If you take a walk through the Square Mile’s streets you will see people coming together from a range of backgrounds, and will hear a vast spectrum of accents and languages. This diversity and openness are major assets for the City. They help create a melting pot of different ideas, encouraging innovation and an entrepreneurial spirit. Yet, much more still needs to be done, to ensure a level playing field for all.
Fewer than one in ten management roles in financial services are held by black, Asian, or other ethnic minority people and research last year found that employees from less privileged socio-economic backgrounds take 25 per cent longer to progress through each stage of their careers, with no link to performance.
Related research by the Social Mobility Commission shows that people from working class backgrounds in professional jobs earn on average £6,000 less a year than colleagues from more privileged backgrounds, with UK employers favouring polish over performance.
Clearly, we need to work to ensure that talented people from diverse backgrounds can not only get their foot on the corporate ladder, but also climb to its top rungs. That is what the Socio-Economic Diversity Taskforce – commissioned by the Government and run by City of London Corporation – is aiming to achieve. Data collection and setting targets will be a major part of this effort.
It’s not easy or quick to drive change, but we’ve seen advances in other areas – for example in the proportion of women on boards and executive committees since the Treasury launched its Women in Finance Charter in 2016. Results show signatories to the charter surpassing their non-signatory peers significantly when it comes to delivering gender diversity at the top.
Target setting and measurement may not give us a “silver bullet”. Still, they are vital mechanisms to track progress.
The Socio-Economic Diversity Taskforce is working with businesses to ensure that the financial and professional services sector provides equal opportunities for everyone. KPMG recently took a bold step by announcing a target for the proportion of its partners and directors to come from working class backgrounds. PwC also recently announced their class pay gap. My hope is that other employers will follow this lead.

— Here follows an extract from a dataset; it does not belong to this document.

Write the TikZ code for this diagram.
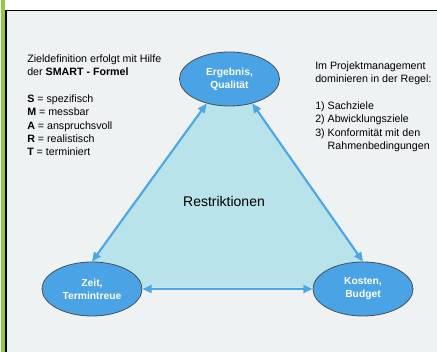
\documentclass[tikz,border=0pt]{standalone}
\usepackage{fontspec}
\setmainfont{Liberation Sans}
\usepackage{tikz}
\usetikzlibrary{shapes.geometric, arrows.meta, positioning, calc, backgrounds}
\definecolor{PanelGray}{HTML}{EEF2F2}
\definecolor{BarGreen}{HTML}{8DC94A}
\definecolor{SkyBlue}{HTML}{4AA3E4}
\definecolor{ArrowBlue}{HTML}{4DA6E8}
\definecolor{PaleCyan}{HTML}{B9E3EA}
\definecolor{RimGray}{HTML}{4A4F55}
\newcommand{\smartkey}[1]{\textbf{#1}}

\begin{document}
\begin{tikzpicture}[x=0.75pt, y=-0.75pt,
  goal/.style={ellipse, draw=RimGray, line width=0.6pt, fill=SkyBlue,
               minimum width=75pt, minimum height=40.5pt, inner sep=0pt,
               text=white, align=center, font=\fontsize{7.7}{9.75}\selectfont\bfseries},
  link/.style={draw=ArrowBlue, line width=1.6pt,
               {Triangle[length=7pt,width=6pt]}-{Triangle[length=7pt,width=6pt]}},
  note/.style={anchor=north west, inner sep=0pt, align=left,
               font=\fontsize{8}{10}\selectfont}]
\useasboundingbox (0,0) rectangle (437,352);

\node[goal] (ergebnis) at (229.5,79) {Ergebnis,\\Qualität};
\node[goal] (zeit) at (92,289) {Zeit,\\Termintreue};
\node[goal] (kosten) at (363,289) {Kosten,\\Budget};

\begin{scope}[on background layer]
  \fill[white] (0,0) rectangle (437,352);
  \fill[PanelGray] (7,11) rectangle (437,352);
  \fill[BarGreen] (0.7,0) rectangle (5,352);
  \fill[PaleCyan] (ergebnis.227) -- (ergebnis.313)
    -- ($(ergebnis.313)!1.164!(kosten.north)$)
    -- ($(ergebnis.227)!1.164!(zeit.north)$) -- cycle;
\end{scope}
\draw[line width=1.2pt] (437,10.6) -- (6,10.6) -- (6,352);

\draw[link] (ergebnis.227) -- (zeit.north);
\draw[link] (ergebnis.313) -- (kosten.north);
\draw[link] (zeit.east) -- (kosten.west);

\node (restr) at (224,202) {\fontsize{10.5}{12}\selectfont Restriktionen};

\node[note] (smart) at (27,54.5) {%
  Zieldefinition erfolgt mit Hilfe\\
  der \smartkey{SMART - Formel}\\[10pt]
  \smartkey{S} = spezifisch\\
  \smartkey{M} = messbar\\
  \smartkey{A} = anspruchsvoll\\
  \smartkey{R} = realistisch\\
  \smartkey{T} = terminiert};

\node[note] (regel) at (315,61.5) {%
  Im Projektmanagement\\
  dominieren in der Regel:\\[10pt]
  1) Sachziele\\
  2) Abwicklungsziele\\
  3) Konformität mit den\\
  \hphantom{3)\ }Rahmenbedingungen};
\end{tikzpicture}
\end{document}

It is vital to engage with employers to identify ways to put an end to an unjust pay gap which is sadly still present.
Last week the Department for Opportunities launched “Class Polish”, a new campaign aimed at doing just that, by calling on employers and Government departments to measure, report and close their Class Pay Gap. The Government should include similar measures in its forthcoming Levelling Up White Paper.
There is real momentum for change and we must seize this through the work of the taskforce, through our industry consultation and our productivity analysis, to build that all-important business case and take steps which will drive change.
While it is true that the adage “what you can’t measure you can’t manage” is an oversimplification, it is even more true that to address a problem you need to know its scale.
Data, measurement and targets will be key tools to find a solution. Success and progression in the City should depend on performance, not background.